Korn The Path of Totality Review

Released 2011.  

BBC Review

Nu-metal founders take a wobble as they embrace dubstep.

Alistair Lawrence 2011

There aren’t many bands who can claim to have invented a genre. Korn did just that, though, when their 1994 self-titled debut down-tuned heavy music and wore its vulnerability like an ugly but distinctive scar as it stared into the abyss.

Nine albums and millions of record sales later, it’s unrealistic to ask that they stay the same angry young men. Still, there’s something particularly frustrating about the way they’ve settled into a well-worn groove – complete with their trademark clicking basslines and stop-start riffs – ever since their third album, 1998’s Follow the Leader, put a gloss on their sound and sent it supernova.

Until now, that is. Tenth studio album The Path of Totality is a bold attempt at a new direction – sonically, at least. In collaboration with the vanguard of popular dubstep – most notably Skrillex and Noisia – they’ve taken their now immediately recognisable sound and put a dizzying spin on it.

They get full marks for effort but, unfortunately, not for the end results.
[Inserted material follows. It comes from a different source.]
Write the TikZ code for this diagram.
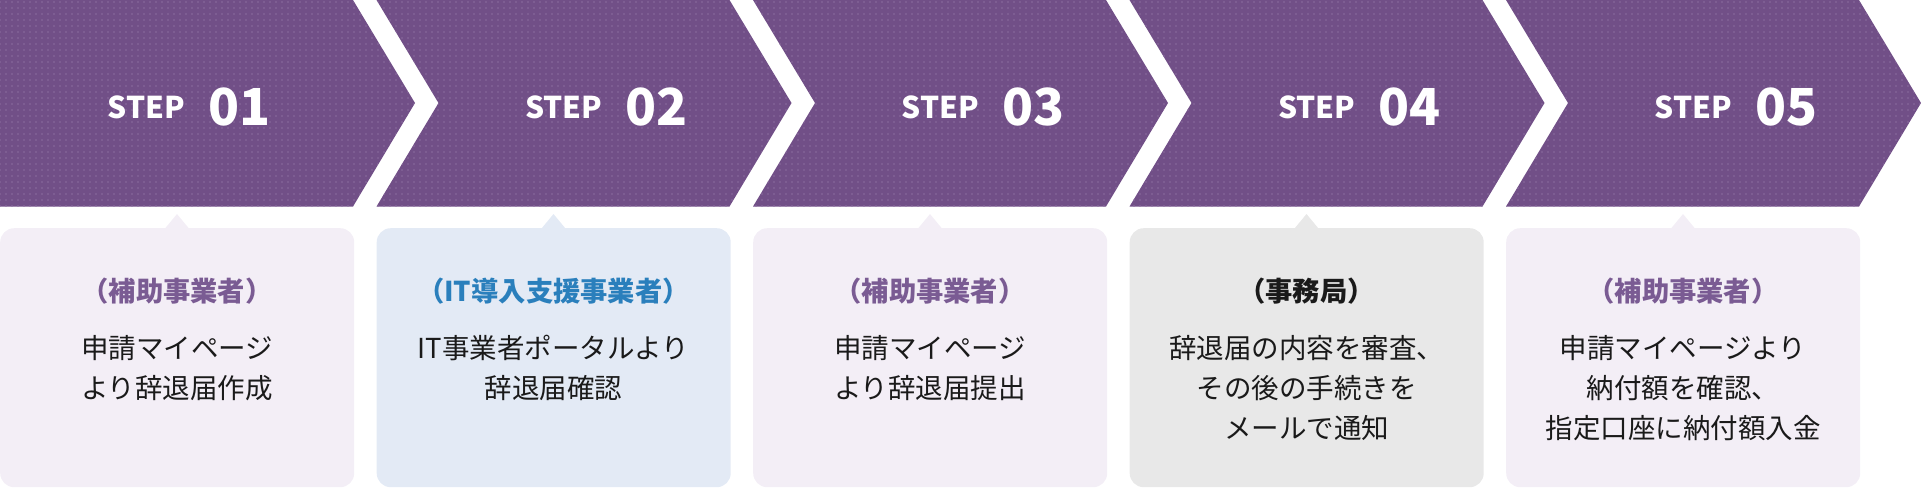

It’s a credit to all parties involved that this doesn’t simply sound like a remix album, but once the novelty of the squelching, space-aged din they’ve birthed fades, what’s apparent is how little Korn have to say for themselves these days. Lead single Get Up! is an empty-headed party starter, while its follow-up, Narcissistic Cannibal, sounds jumbled, bloated and directionless. It doesn’t help that Jonathan Davis’ vocals are frequently swamped by what surrounds them, but even when he’s not clear it’s more than apparent that the fire that lit up early, nerve-twisting invectives against bullying (Clown) and homophobia (Faget) and big hits such as Freak on a Leash just isn’t burning here.

Still, there are a couple of edifying shocks the system. Burn the Obedient is a rare occasion on which they harness their new powers to sound truly intimidating, and closing track Bleeding Out’s use of piano, bagpipes and a coherent narrative makes it an ear-catching final call. Too much of the rest lacks the same impact, with the main consolation being that Korn have rediscovered their pioneering spirit.